Bicontinuous Block Copolymer Microparticles through Hydrogen-Bonding-Mediated Dual Phase Separation between Polymer Segments and Fluorinated Additives.

Bicontinuous microparticles have advanced transport, mechanical, and electrochemical properties and show promising applications in energy storage, catalysis, and other fields. However, it remains a great challenge to fabricate bicontinuous microparticles of block copolymers (BCPs) by controlling the microphase separation due to the extremely narrow region of a bicontinuous structure in the phase diagram. Here, we demonstrate a strategy to balance the phase separation of BCPs and fluorinated additives at different length scales in emulsion droplets, providing a large window to access bicontinuous microparticles. The key point is to simultaneously introduce contradictory attractive-repulsive interactions between poly(4-vinylpyridine)-containing BCPs and carboxylated perfluorinated additives. Hydrogen bonding between poly(4-vinylpyridine) and carboxyl groups, as an attractive interaction, directs the microphase separation between BCPs and additives.

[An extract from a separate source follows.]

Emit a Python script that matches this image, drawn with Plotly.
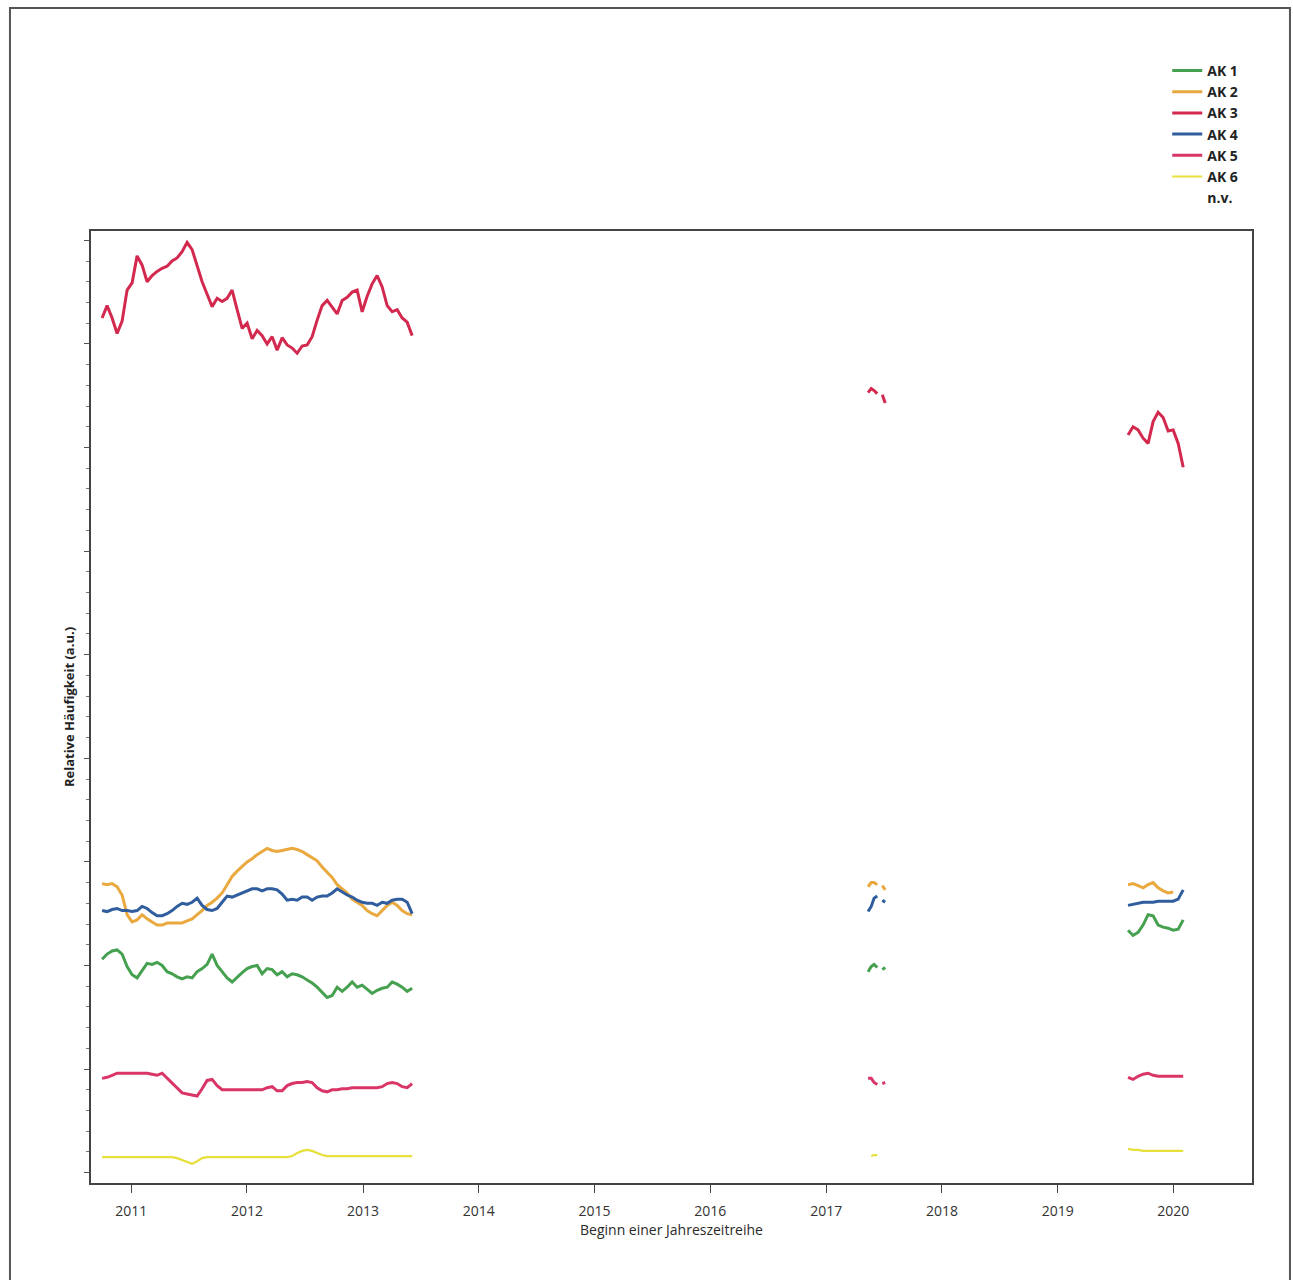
import pandas as pd
import plotly.graph_objects as go

# ---- data -----------------------------------------------------------------
dates_seg1 = list(pd.date_range("2010-10-01", "2013-06-05", periods=63))
dates_seg2 = ["2017-05-13", "2017-05-23", "2017-06-01", "2017-06-11",
              "2017-06-19", "2017-06-27", "2017-07-06"]
dates_seg3 = list(pd.date_range("2019-08-11", "2020-02-01", periods=12))
gap_dates = ["2015-06-01", "2018-06-01"]

series_names = ["AK 1", "AK 2", "AK 3", "AK 4", "AK 5", "AK 6"]
series_colors = ["#45a04f", "#e9a93f", "#d3294f", "#2f5d9d", "#d93567", "#e6df3c"]

ak1_seg1 = [20.6, 21.1, 21.4, 21.5, 21.1, 19.9, 19.1, 18.8, 19.5, 20.2,
            20.1, 20.3, 20.0, 19.4, 19.2, 18.9, 18.7, 18.9, 18.8, 19.4,
            19.7, 20.1, 21.1, 20.0, 19.4, 18.8, 18.4, 18.9, 19.3, 19.7,
            19.9, 20.0, 19.2, 19.7, 19.6, 19.1, 19.4, 18.9, 19.2, 19.1,
            18.9, 18.6, 18.3, 17.9, 17.4, 16.9, 17.1, 17.9, 17.5, 17.9,
            18.4, 17.9, 18.1, 17.7, 17.3, 17.6, 17.8, 17.9, 18.4, 18.2,
            17.9, 17.5, 17.8]
ak2_seg1 = [27.9, 27.8, 27.9, 27.6, 26.8, 24.9, 24.2, 24.4, 24.9, 24.5,
            24.2, 23.9, 23.9, 24.1, 24.1, 24.1, 24.1, 24.3, 24.5, 24.9,
            25.3, 25.8, 26.1, 26.5, 27.0, 27.8, 28.6, 29.1, 29.6, 30.0,
            30.3, 30.7, 31.0, 31.3, 31.1, 31.0, 31.1, 31.2, 31.3, 31.2,
            31.0, 30.7, 30.4, 30.1, 29.5, 29.0, 28.5, 27.8, 27.4, 27.0,
            26.4, 26.1, 25.8, 25.3, 25.0, 24.8, 25.3, 25.8, 26.1, 25.8,
            25.3, 25.0, 24.9]
ak3_seg1 = [82.5, 83.7, 82.5, 81.0, 82.2, 85.2, 85.9, 88.5, 87.6, 86.0,
            86.6, 87.0, 87.3, 87.5, 88.0, 88.3, 88.9, 89.8, 89.1, 87.5,
            86.0, 84.8, 83.6, 84.4, 84.1, 84.4, 85.2, 83.3, 81.5, 82.0,
            80.5, 81.3, 80.8, 80.0, 80.7, 79.4, 80.6, 79.9, 79.6, 79.1,
            79.8, 79.9, 80.7, 82.3, 83.7, 84.2, 83.6, 82.9, 84.2, 84.5,
            85.0, 85.2, 83.1, 84.6, 85.8, 86.6, 85.5, 83.7, 83.1, 83.3,
            82.5, 82.1, 80.8]
ak4_seg1 = [25.3, 25.2, 25.4, 25.5, 25.3, 25.3, 25.2, 25.3, 25.7, 25.5,
            25.1, 24.8, 24.8, 25.0, 25.3, 25.7, 26.0, 25.9, 26.1, 26.5,
            25.8, 25.4, 25.3, 25.5, 26.1, 26.7, 26.6, 26.8, 27.0, 27.2,
            27.4, 27.4, 27.2, 27.4, 27.4, 27.3, 26.9, 26.3, 26.4, 26.3,
            26.6, 26.6, 26.3, 26.6, 26.7, 26.7, 27.0, 27.4, 27.1, 26.8,
            26.6, 26.3, 26.1, 26.0, 26.0, 25.8, 26.1, 26.0, 26.3, 26.4,
            26.4, 26.1, 25.0]
ak5_seg1 = [9.1, 9.2, 9.4, 9.6, 9.6, 9.6, 9.6, 9.6, 9.6, 9.6,
            9.5, 9.4, 9.6, 9.1, 8.6, 8.1, 7.7, 7.6, 7.5, 7.4,
            8.1, 8.9, 9.0, 8.4, 8.0, 8.0, 8.0, 8.0, 8.0, 8.0,
            8.0, 8.0, 8.0, 8.2, 8.3, 7.9, 7.9, 8.4, 8.6, 8.7,
            8.7, 8.8, 8.7, 8.2, 7.9, 7.8, 8.0, 8.0, 8.1, 8.1,
            8.2, 8.2, 8.2, 8.2, 8.2, 8.2, 8.3, 8.6, 8.7, 8.6,
            8.3, 8.2, 8.6]
ak6_seg1 = [1.5, 1.5, 1.5, 1.5, 1.5, 1.5, 1.5, 1.5, 1.5, 1.5,
            1.5, 1.5, 1.5, 1.5, 1.5, 1.4, 1.2, 1.0, 0.85, 1.1,
            1.4, 1.5, 1.5, 1.5, 1.5, 1.5, 1.5, 1.5, 1.5, 1.5,
            1.5, 1.5, 1.5, 1.5, 1.5, 1.5, 1.5, 1.5, 1.6, 1.9,
            2.1, 2.2, 2.1, 1.9, 1.7, 1.6, 1.6, 1.6, 1.6, 1.6,
            1.6, 1.6, 1.6, 1.6, 1.6, 1.6, 1.6, 1.6, 1.6, 1.6,
            1.6, 1.6, 1.6]

ak1_seg2 = [19.4, 19.9, 20.1, 19.8, None, 19.6, 19.8]
ak2_seg2 = [27.6, 28.0, 28.0, 27.8, None, 27.7, 27.3]
ak3_seg2 = [75.3, 75.7, 75.5, 75.2, None, 75.1, 74.3]
ak4_seg2 = [25.2, 25.7, 26.5, 26.7, None, 26.3, 26.1]
ak5_seg2 = [9.1, 9.1, 8.7, 8.5, None, 8.6, 8.7]
ak6_seg2 = [None, 1.6, 1.7, 1.7, None, None, None]

ak1_seg3 = [23.4, 22.9, 23.2, 23.9, 24.9, 24.8, 23.9, 23.7, 23.6, 23.4, 23.5, 24.4]
ak2_seg3 = [27.8, 27.9, 27.7, 27.5, 27.8, 28.0, 27.5, 27.2, 27.0, 27.1, None, None]
ak3_seg3 = [71.2, 72.0, 71.7, 70.9, 70.4, 72.5, 73.4, 72.9, 71.6, 71.7, 70.4, 68.1]
ak4_seg3 = [25.8, 25.9, 26.0, 26.1, 26.1, 26.1, 26.2, 26.2, 26.2, 26.2, 26.4, 27.3]
ak5_seg3 = [9.2, 9.0, 9.3, 9.5, 9.6, 9.4, 9.3, 9.3, 9.3, 9.3, 9.3, 9.3]
ak6_seg3 = [2.3, 2.2, 2.2, 2.1, 2.1, 2.1, 2.1, 2.1, 2.1, 2.1, 2.1, 2.1]

year_ticks = ["2011-01-01", "2012-01-01", "2013-01-01", "2014-01-01", "2015-01-01",
              "2016-01-01", "2017-01-01", "2018-01-01", "2019-01-01", "2020-01-01"]
year_labels = ["2011", "2012", "2013", "2014", "2015",
               "2016", "2017", "2018", "2019", "2020"]

# ---- figure ---------------------------------------------------------------
all_dates = dates_seg1 + [gap_dates[0]] + dates_seg2 + [gap_dates[1]] + dates_seg3
segs = [
    (ak1_seg1, ak1_seg2, ak1_seg3),
    (ak2_seg1, ak2_seg2, ak2_seg3),
    (ak3_seg1, ak3_seg2, ak3_seg3),
    (ak4_seg1, ak4_seg2, ak4_seg3),
    (ak5_seg1, ak5_seg2, ak5_seg3),
    (ak6_seg1, ak6_seg2, ak6_seg3),
]

fig = go.Figure()
for name, color, (s1, s2, s3) in zip(series_names, series_colors, segs):
    ys = s1 + [None] + s2 + [None] + s3
    fig.add_trace(go.Scatter(
        x=all_dates, y=ys, mode="lines", name=name,
        line=dict(color=color, width=2.2 if name == "AK 6" else 3),
        connectgaps=False,
    ))
fig.add_trace(go.Scatter(x=[None], y=[None], mode="lines", name="n.v.",
                         line=dict(color="rgba(0,0,0,0)", width=0)))

FONT = "Open Sans, Noto Sans, sans-serif"

fig.update_layout(
    width=1293, height=1280,
    margin=dict(l=91, r=41, t=231, b=97),
    paper_bgcolor="white", plot_bgcolor="white",
    font=dict(family=FONT, color="#333333", size=13),
    showlegend=True,
    legend=dict(
        x=0.927, y=1.185, xanchor="left", yanchor="top",
        font=dict(family=FONT, size=14, color="#222222", weight="bold"),
        bgcolor="rgba(0,0,0,0)", itemwidth=30, tracegroupgap=0,
    ),
    shapes=[dict(type="rect", xref="paper", yref="paper",
                 x0=-0.0698, x1=1.0327, y0=-0.2, y1=1.2342,
                 line=dict(color="#555555", width=2), fillcolor="rgba(0,0,0,0)",
                 layer="below")],
)

fig.update_xaxes(
    type="date", range=["2010-08-27", "2020-09-05"],
    tickmode="array", tickvals=year_ticks, ticktext=year_labels,
    ticks="outside", ticklen=8, tickcolor="#444444", tickwidth=1,
    ticklabelstandoff=6,
    tickfont=dict(family=FONT, size=14, color="#333333"),
    showgrid=False, zeroline=False,
    showline=True, linecolor="#444444", linewidth=2, mirror=True,
    title=dict(text="Beginn einer Jahreszeitreihe", standoff=4,
               font=dict(family=FONT, size=14, color="#2a2a2a")),
)
fig.update_yaxes(
    range=[-1.0, 90.9],
    tick0=0, dtick=10, ticks="outside", ticklen=5, tickcolor="#555555",
    minor=dict(dtick=2, ticks="outside", ticklen=3, tickcolor="#777777"),
    showticklabels=False, showgrid=False, zeroline=False,
    showline=True, linecolor="#444444", linewidth=2, mirror=True,
    title=dict(text="Relative Häufigkeit (a.u.)", standoff=6,
               font=dict(family=FONT, size=13, color="#222222", weight="bold")),
)

fig.write_html("out.html", config={"displayModeBar": False},
               post_script="document.body.style.margin='0';")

Meanwhile, the repulsive interaction due to the high immiscibility between perfluoroalkyl residues and BCPs induces macrophase separation. The compromise of attractive-repulsive interactions triggers the formation of bicontinuous microparticles in a large phase space. In addition, the vulnerable nature of hydrogen bonding provides a flexible route for reversibly shaping BCP assemblies. This work establishes a platform for fabricating structured BCP microparticles of which the structures are hardly accessible through traditional solution self-assembly.